The body, base, handle, and spout of this pitcher were cast separately in brass and then assembled. From an engineering perspective, I am impressed by the quality of the castings and the craftsmanship in joining the components. From a design perspective, the pitcher is a mish-mash of elements. The body of the pitcher with its lush female curvature has shapes hinting of leaves and moisture. It rests on a purely functional base. The spout is a straight hexagonal shaft, then the handle, again curved, has whimsical animal heads on both ends. India’s “land of contrasts” is embodied in this pitcher.
I acquired this brass pitcher as a memento of a famine relief project in Bihar, India. It was in the scrap pile of a shop selling brass cooking pots and other brass items. I have no idea of its age or its worth, though I once saw the identical item on display in the window of a museum in Toronto.
In the summer of 1967, I was temporarily reassigned from my Peace Corps assignment, training irrigation well maintenance workers, in the Punjab to work on a joint well-drilling project with UNICEF, CARE, and Catholic Relief Services. We drilled wells in villages in the Bihar countryside that were experiencing a severe two-year drought.
In these villages, everyone was a farmer – living off the land – and the land was enduring its second year without rain. The area was poor. Roads were just unimproved lanes between the dried-up fields. There was no electricity, no communications infrastructure, and not even battery-powered radios. With no rain, there were no crops, and the ground was dry and cracked. There was nothing for people to do, and nothing for them to eat – except emergency food rations. I saw the effects of malnutrition in the listless children with swollen bellies and the thin bony legs of the emaciated adults. The one pair of bullocks (oxen) I saw was so weak that they could hardly walk, much less pull a cart carrying pipe for the water wells.
Because of the drought, the villages’ open, hand-dug wells were drying up. Our technique for digging a well a few inches in diameter, using pipe that then became part of the pump, enabled us to dig deep wells quickly, reaching down to water below the level of existing wells.

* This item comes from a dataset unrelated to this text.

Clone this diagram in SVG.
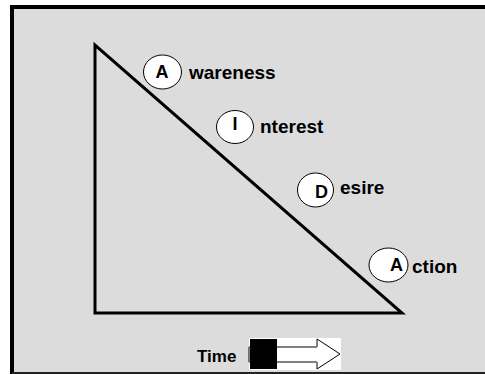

I learned a lot about the culture while drilling these wells. We were asked to put hand pumps in schoolyards as they were public spaces. People asked for two pumps so that the lower castes, who were not allowed to access water from the same wells as the rest of the community, could have a well too. At one school, we stood around waiting to go into the schoolyard. I couldn’t tell what we were waiting for. So, eventually I went into the yard myself to look at the spot we had been discussing. Suddenly I noticed the schoolmaster’s wife defecating in the corner of the yard. Why there? The villagers defecated in their fields, the schoolmaster’s family were outsiders and had no fields of their own. It was their only choice. Why did I not see her? Clothing washed repeatedly in muddy water becomes the color of the dirt. She blended right in. It was obvious to everyone but me.
The quality of the pumps we were installing was so poor that I could see they were going to fail soon after the project was completed. One of the emotionally hardest things I did in Bihar was to return to a village where we had drilled down more than 100 feet by hand for water, with no results. I did not want to go back to that place. But, as I rode my UNICEF-donated motorbike into the village, I saw, with a shock of relief, a woman walking away from the well with a bucket of water on her head.
The pitcher reminds me of the desperate straits of these villagers, and what I thought were my fruitless efforts to provide them with water. According to Wikipedia, it was due to the relief efforts of many organizations that so few people perished during “the worst drought in living memory.”